EMPREGO – Toda essa movimentação rende, somando as cooperativas, 27 mil postos de trabalho da Região Oeste do Paraná. Parte diretamente relacionada à cadeia do peixe. O coordenador de manutenção Lucinei Almarone Ramiro, por exemplo, trocou o emprego numa usina de açúcar e álcool em Naviraí, no Mato Grosso do Sul, por um cargo na C. Vale de Palotina há pouco mais de três anos.
Começou a cuidar das máquinas antes mesmo de o frigorífico de peixes ser inaugurado. Estudou, casou, mudou de cargo e montou uma espécie de República do Mato Grosso do Sul na cidade, sendo o responsável direto pela contratação de quatro amigos do antigo estado. “A região é boa demais, só não trabalha quem não quer”, diz. “E eu que nunca havia ouvido falar de frigorífico de peixe, agora posso dizer que o peixe transformou a minha vida”, afirma ele, que autoproclama um pescador das águas doces do Pantanal.
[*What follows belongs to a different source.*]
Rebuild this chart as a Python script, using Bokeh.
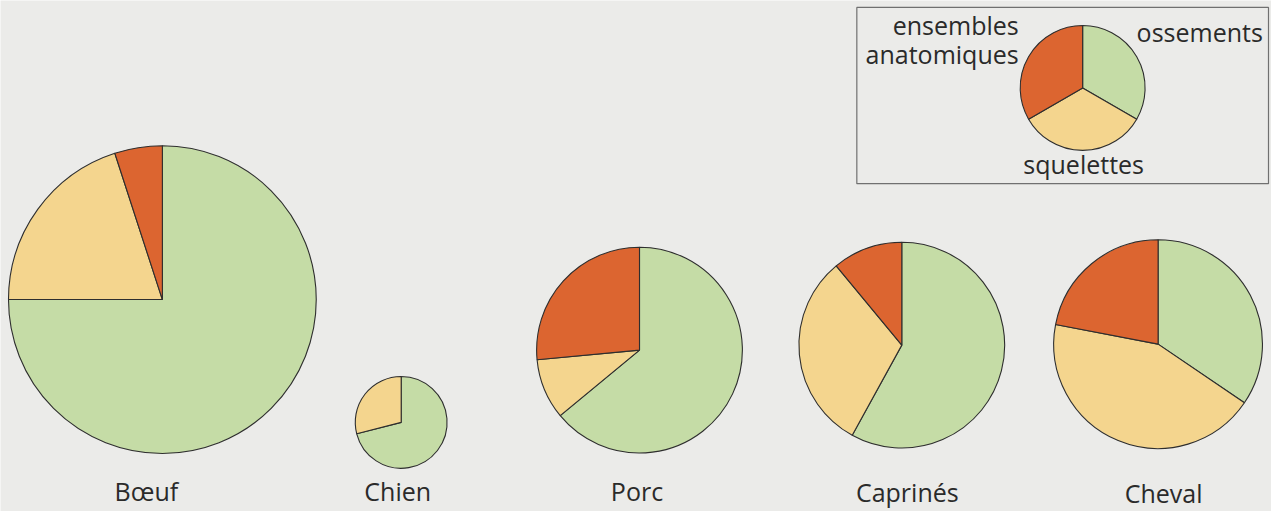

Outro caso é o de Franciele Nogueira Borges. Ela entrou como auxiliar no frigorífico da Copacol em Nova Aurora, virou coordenadora e agora conta os dias para chegar janeiro e pegar o diploma de Processos Gerais. Será mais uma graduada na cooperativa, com foco em seguir crescendo na carreira. “Tenho muito orgulho de tudo. E de poder dizer que Nova Aurora é a capital nacional da tilápia”, diz, sorrindo.